The real test of this method is when the environment changes. The authors tested three difficult OOD scenarios:

  1. Rushing Humans: 20% of pedestrians move at double speed.
  2. Different Behaviors: Pedestrians switch from ORCA (reciprocal avoidance) to Social Force (SF) dynamics.
  3. Group Dynamics: Pedestrians move in tight clusters.

Table 2: Out-of-Distribution Test Results. The proposed method maintains high success rates across all shifts.

As Table 2 reveals, while baseline RL methods collapse (e.g., in Group dynamics, baselines drop to ~70-80% success), the proposed method maintains ~94% success rates.

Visualizing the Adaptability Figure 2 below illustrates why the method works.

Figure 2: Test-case visualizations. (a) Ours navigating safely. (b) CrowdNav++ failing. (c) Ours adapting to rushing humans.

  • Panel (b) shows CrowdNav++ failing because it relies on static predictions that don’t account for errors.
  • Panel (c) is particularly interesting. It shows an OOD scenario with rushing pedestrians. The light blue circles represent the uncertainty bubbles. Notice how large they are? Because the pedestrians are moving unexpectedly fast, DtACI has expanded the bubbles. The robot recognizes this high uncertainty and navigates through the safe gap between them.

Real-World Deployment

Simulation results are promising, but the physical world is the ultimate benchmark.
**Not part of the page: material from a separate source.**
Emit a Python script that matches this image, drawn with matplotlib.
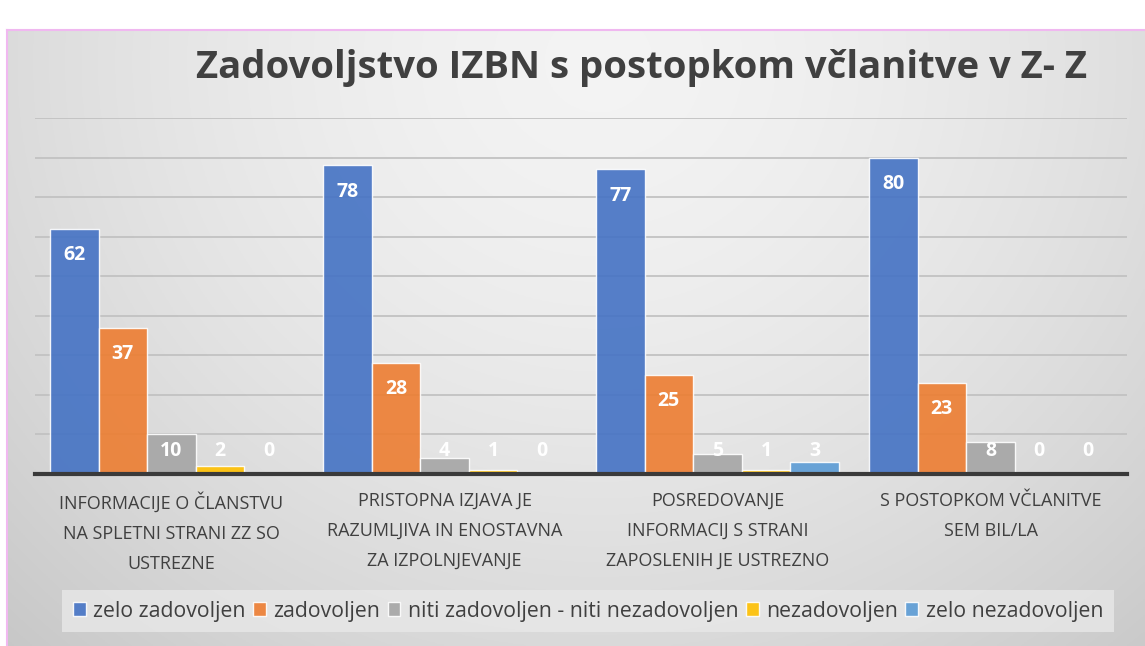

The authors deployed the policy directly onto a ROSMASTER X3 robot without fine-tuning.

Figure 6: Real-robot deployment results showing uncertainty visualization, yielding, and long-range navigation.

In Figure 6, we can see the robot in action:

  • Panel (a): Shows the uncertainty visualization in RViz. When the human is moving unpredictably, the blue bubble is large. When they stand still, the uncertainty shrinks, allowing the robot to move closer.
  • Panel (b): Demonstrates Yielding Behavior. The robot detects a potential collision, slows down (t=3s), waits for the human to pass, and then resumes.
  • Panel (d): Shows Long-Range Navigation, proving the robot can handle sustained interactions over long distances.

Conclusion

The “Generalizable Safety” paper highlights a critical lesson for the future of robotics: Accuracy isn’t enough; we need self-awareness. By acknowledging that trajectory predictions will often be wrong, and by building a mathematical framework (Conformal Inference) to quantify that error, robots can become significantly more robust.
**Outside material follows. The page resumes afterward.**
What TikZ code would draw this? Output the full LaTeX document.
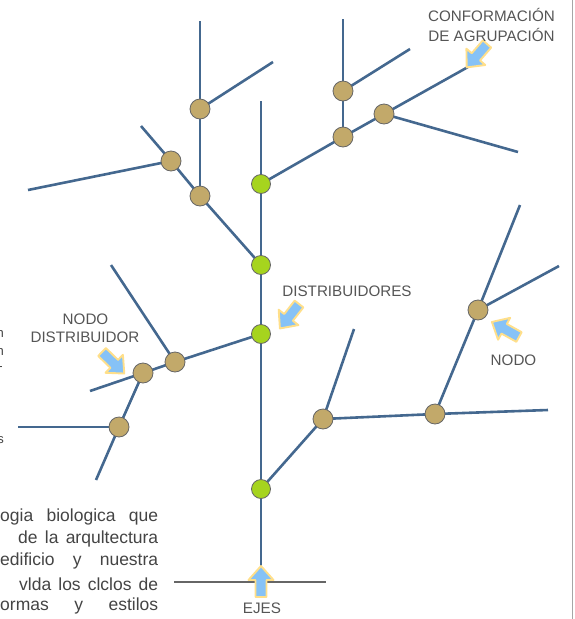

This approach transforms the “black box” of Deep RL into a controllable, safety-aware system. It doesn’t just hope for the best; it plans for the worst-case variance in human behavior, making it a major step forward for deploying robots in the chaotic real world.

For students and researchers in robotics, this methodology—coupling uncertainty quantification directly into the learning loop—offers a blueprint for tackling distribution shifts in other safety-critical domains, from autonomous driving to drone flight.